Aliens em Johanesburgo são muito mais do que a melhor metáfora do ano no cinema. Distrito 9 é um filme em que cada elemento merece a desconfiança de que uma imagem vale mais do que uma, duas, várias palavras. Assim como em Matrix, para ficar em uma ficção científica mais ou menos recente, achar referências é parte central da diversão.
            O primeiro longa do diretor Neill Blomkamp é um marco na ficção científica por reposicionar extraterrestres (afinal, personagens mais do que comuns no gênero) na sociedade. Aqui, eles são os imigrantes marginalizados pela incapacidade de se adaptar e pelas necessidades que os fazem competir por espaço e comida com os antigos “fracos”, os negros favelados. Tornam-se um problema social.
            A vilã da história é a Multi Nacional United. Um nome que por si já enche uma cabeça de analogias, uma corporação com áreas de atuação várias e nem sempre claras (pense GE, Disney, Google, Microsoft, Enron ou Haliburton), uma rede de ações coordenadas sem núcleo (uma definição que se encaixa na Al Qaeda ou no Talibã, e na internet), um ente essencialmente sem identidade – muitas nacionalidades unidas, uma ONU capitalista sem tempo para diplomacia, com exército próprio e autoridade garantida por um governo que não se mostra. Um vilão essencialmente 3G, tão anônimo quanto der, tão sem cara quanto possível, mas viralmente espalhado. E só uma provocação: se o filme se passasse nos EUA, dá pra imaginar roteirista que desprezasse um personagem presidente ou um cenário Casa Branca?
            Mas como esse site é de musica, é nela que o texto vai tentar se concentrar. Uma viagem permitiria uma série de aproximações entre o termo “camarões” usado para os ETs no filme e gírias como cucaracha para latinos nos EUA, ou com os próprios camaroneses africanos. Mas há algo de forçação aí.
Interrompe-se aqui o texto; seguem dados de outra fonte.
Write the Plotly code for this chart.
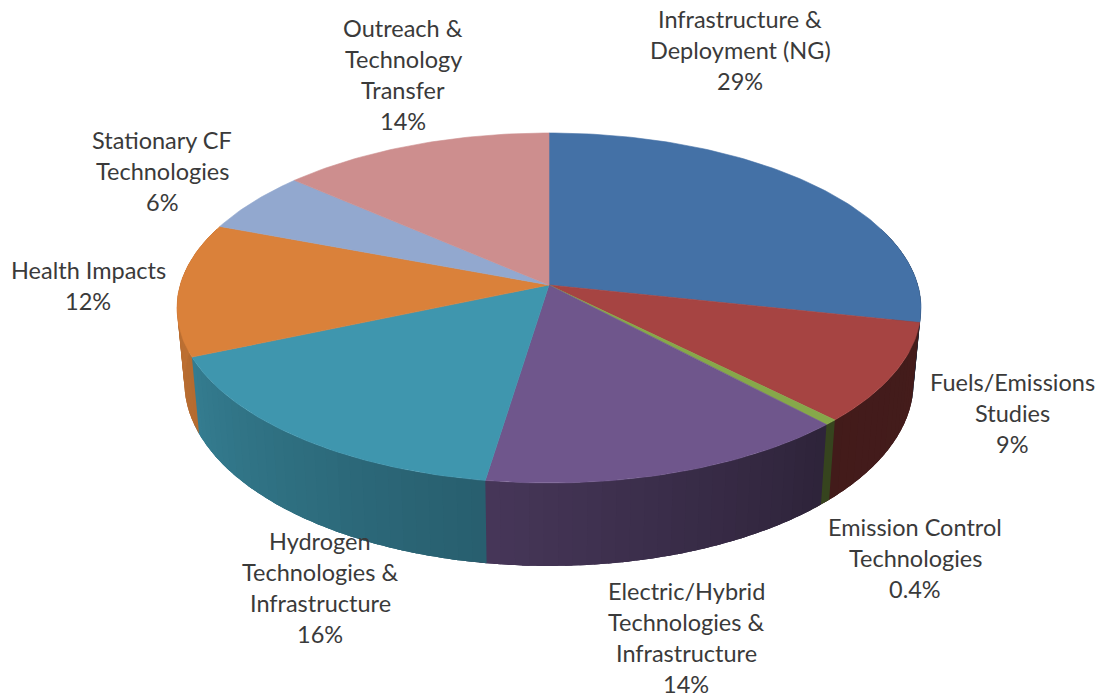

Melhor é pensar como a postura magrela, malvestida e mal intencionada dos aliens tem a ver com as imagens de TV de piratas somalis, personagens que desafiam a realidade tanto quanto um ataque a duas torres gêmeas de avião. Mais, embora a galinha esteja lá quase que como crédito bibliográfico de certa Cidade de Deus, as tomadas aéreas do distrito alien são parecidas mesmo é com as do show milionário oscarizado de certa Bombaim.
            Quer dizer, por mais que a escolha de Johanesburgo e a presença de um comando nigeriano gritem que os aliens são os novos moradores de sowetos, o que não faltam são elementos para mostrar que aquela pobreza é qualquer uma – africana, carioca, indiana, quem dá mais.
            O interessante, portanto, é que em Distrito 9 não cabe nem uma MIA nem um remix de Wilson Simonal. A escolha do som que embala barracos e catações de lixo é a world music mais genérica, pronta a ser confundida com uma new age bem ao estilo Senhor dos Anéis (Peter Jackson na produção é um dado). Ao retirar qualquer traço de localidade da trilha, o filme reforça o universal e, pior, reforça o o quanto uma montagem pode deixar estranhos sons que a gente até já ouviu, e que nem são necessariamente representantes de uma estética esquisita como seria uma Enya ou uma Bjork, pra citar uns cânones mais óbvios.
            Pode parecer um detalhe falar de trilha em um filme de efeitos especiais, reviravoltas e traições de roteiro, sangue de várias cores e implicações políticas e de geoestratégia, mas a ideia do filme é criar identificação e estranhamento. É a dinâmica da narrativa. Sendo que se trata de um filme que opta por uma estética jornalística/institucional de depoimentos pra câmera, pelo menos na primeira metade. Outros que optaram por caminhos parecidos, Bruxas de Blair, Cloverfield, nem tinham música.
      Daí que cada vez que surge um alien no gueto vem aquele som safado de elevador sublinhar, quase despercebido, que segregação tem a ver com desconhecimento, e que discursos liberais sociológicos desaparecem tão rápido que antes que se perceba o filme nem volta a eles. Daí que ao partir para o que há de mais inofensivo na world music, o que talvez seja sem contradição o mais genuíno em world music (afinal, nem é african music nem brazilian ou indian - e que termo mais alienante para classificar o que não é em inglês), a pergunta básica do filme se realize com mais força: quem não é bem-vindo, imigrantes ou corporações?
      Paranoia e subversão com manteiga e sal. De verdade, nada contra.